What Nance and Packard didn’t know when they bought Studebaker—but learned to their hor­ror when Packard’s accoun­tants finally got into the books—was that Studebaker’s break-even point by the mid-Fifties was 50,000 or more cars higher than their vol­ume in their best year on record. A Stude­baker designer told me he once priced the 1953 Star­liner using Gen­eral Motors costings—and found that GM could have sold the iden­ti­cal car for $300 less (which was a lot more then than it is now).

Stude­baker proved the alba­tross that dragged Packard down with it, mak­ing it impos­si­ble for Nance to find the finances to bankroll the highly com­pet­i­tive all-new 1957 line that might have allowed Studebaker-Packard to go on longer than it did.

1953 Stude­baker Star­liner: Designed mainly by Bob Bourke, it was prob­a­bly the sin­gle most out­stand­ing Amer­i­can auto design of the Fifties, a trib­ute to Ray­mond Loewy's vision and eye for tal­ent. (raymondloewy.org)

And yes, Ray­mond Loewy, for  all his pos­ing as the actual  cre­ator of styling tri­umphs like the 1953 Star­liner and 1963 Avanti, was the key to the cars being as disct­inc­tive as they were. He had an eye for tal­ent and hired and directed fine design­ers, such as Bob Bourke (Star­liner) and Bob Andrews, John Epstein and Tom Kel­logg (Avanti).

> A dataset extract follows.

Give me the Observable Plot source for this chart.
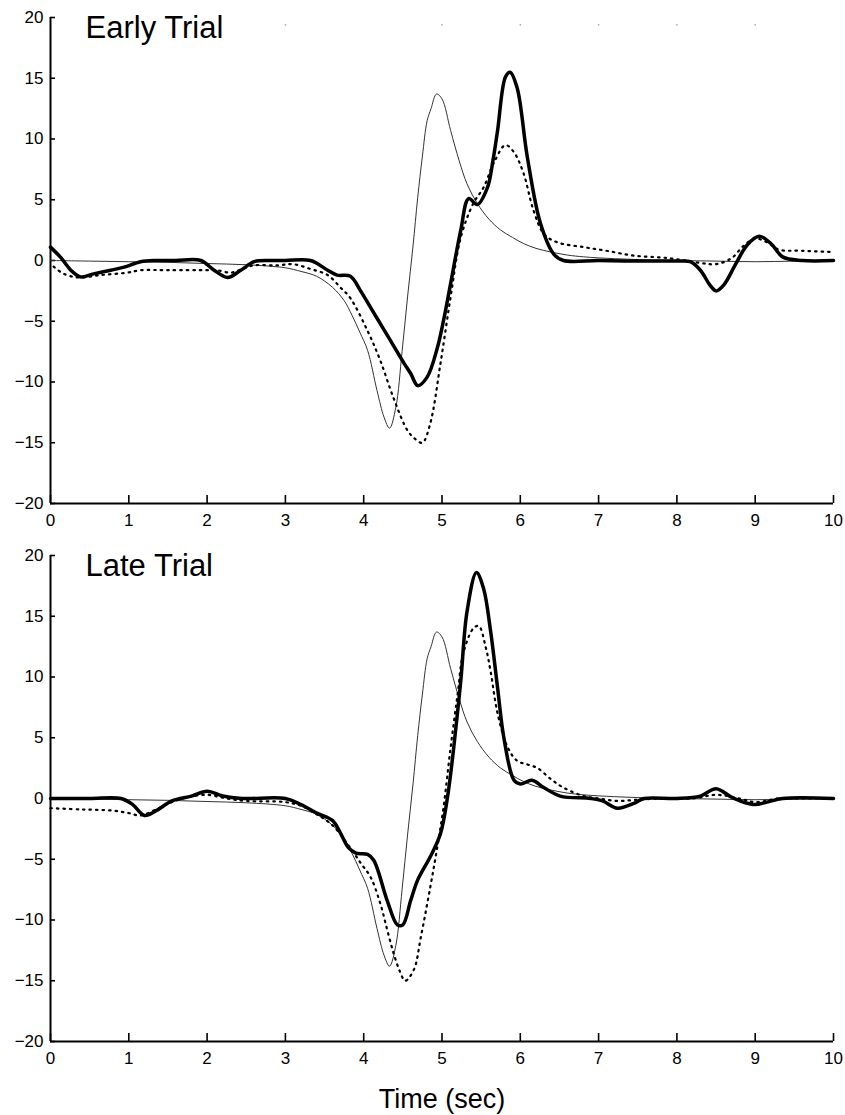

Studebaker’s sales and mar­ket­ing peo­ple blunted those good designs by inept plan­ning and pro­mo­tion. In 1953, for exam­ple, they built a sur­feit of sedan mod­els, find­ing to their shock that peo­ple mainly wanted the beau­ti­ful Star­liner hard­tops and Starlight coupes. Their pro­duc­tion mix was the exact oppo­site of what the pub­lic desired.

1964 Lark Wag­o­naire: Brooks Stevens had the clever idea for a slid­ing rear roof, enabling bulky items to be hauled eas­ily. (autoweek.com)

But Studebaker’s styling was con­sis­tently good. Try­ing to save the rump com­pany in the Six­ties, Pres­i­dent Sher­wood Egbert hired Brooks Stevens, who deftly facelifted the Lark and Hawk, and came up with novel ideas like the sliding-roof Wag­o­naire sta­tion wagon—but these were all reskins of the 1950s mod­els. Stevens and Loewy then offered  excit­ing ideas for all-new designs for 1966 and beyond, but by then it was too late. Stude­baker shut down its main fac­tory in South Bend, Indi­ana, in 1964, and the Hamil­ton Ontario plant closed after build­ing the last 1965-66 mod­els. But no—Studebaker didn’t have to fail.

Ray­mond Loewy, Sher­wood Egbert and the 1963 Stude­baker Avanti: basis for Loewy's new-generation Stude­baker pro­pos­als for 1964 and beyond.